The result for both approaches was the same: the extractor ignored the columns and extract the text as if it was in only one column, so each line had information of all 3 columns.

Are there an alternative for this scenario?

Follow attached a print screen of the result and the source pdf.

Thanks!

TESTE3.pdf (129.2 KB)
2018-02-27_15h29_44.png (33.1 KB)

@vinicius.carvalho

Thank you for contacting support.

I would like to share with you that Aspose.PDF extracts all the text from a PDF file by using the code snippet shared by you. It does not extract any other information like table, column, row etc. It simply extracts plain text. However, please specify if you want to extract text from a particular page region.
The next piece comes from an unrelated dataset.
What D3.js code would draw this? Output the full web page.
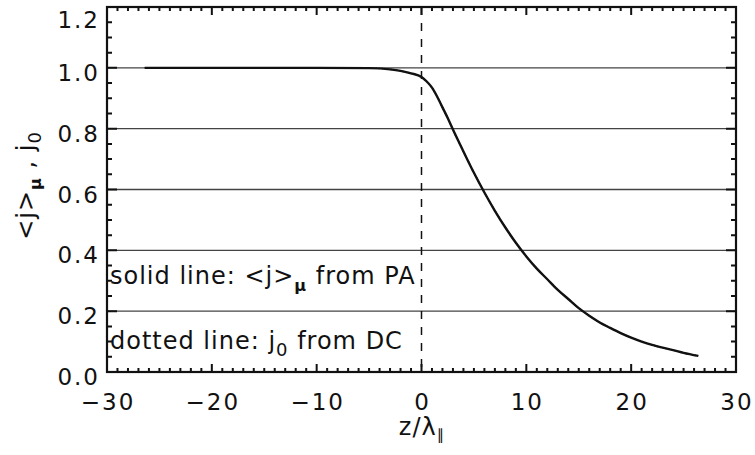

If your requirements are different, then please elaborate with the help of screenshots; so that we may guide you accordingly.

Hi @Farhan.Raza,

Thanks for your response.
What I need is plain text of all content of the PDF (not specific region).

To be specific, I need the text to be extracted in the same format as if I do it using CTRL A (on the PDF) + CTRL C (on the PDF) + CTRL V (on notepad) - See attached file.

2018-02-28_08h35_55.png (15.0 KB)

@vinicius.carvalho

Thank you for elaborating it further.

I would like to request you to use below code snippet in your environment. It extracts plain text instead of column wise text. I have attached generated TXT file for your kind reference TESTE3_18.2.zip.

       // Open document
       Document pdfDocument = new Document(dataDir + "TESTE3.pdf");

       // Create TextAbsorber object to extract text
       //TextAbsorber textAbsorber = new TextAbsorber();
       TextAbsorber textAbsorber = new TextAbsorber(new TextExtractionOptions(TextExtractionOptions.TextFormattingMode.MemorySaving));
       // Accept the absorber for all the pages
       pdfDocument.Pages.Accept(textAbsorber);
       // Get the extracted text
       string extractedText = textAbsorber.Text;
       // Create a writer and open the file
       TextWriter tw = new StreamWriter(dataDir + "TESTE3_18.2.txt", false, System.Text.Encoding.UTF8);
       // Write a line of text to the file
       tw.WriteLine(extractedText);
       // Close the stream
       tw.Close();

Please share if generated file is acceptable as per your requirements, or share if you notice any problem so that we may investigate further to help you out.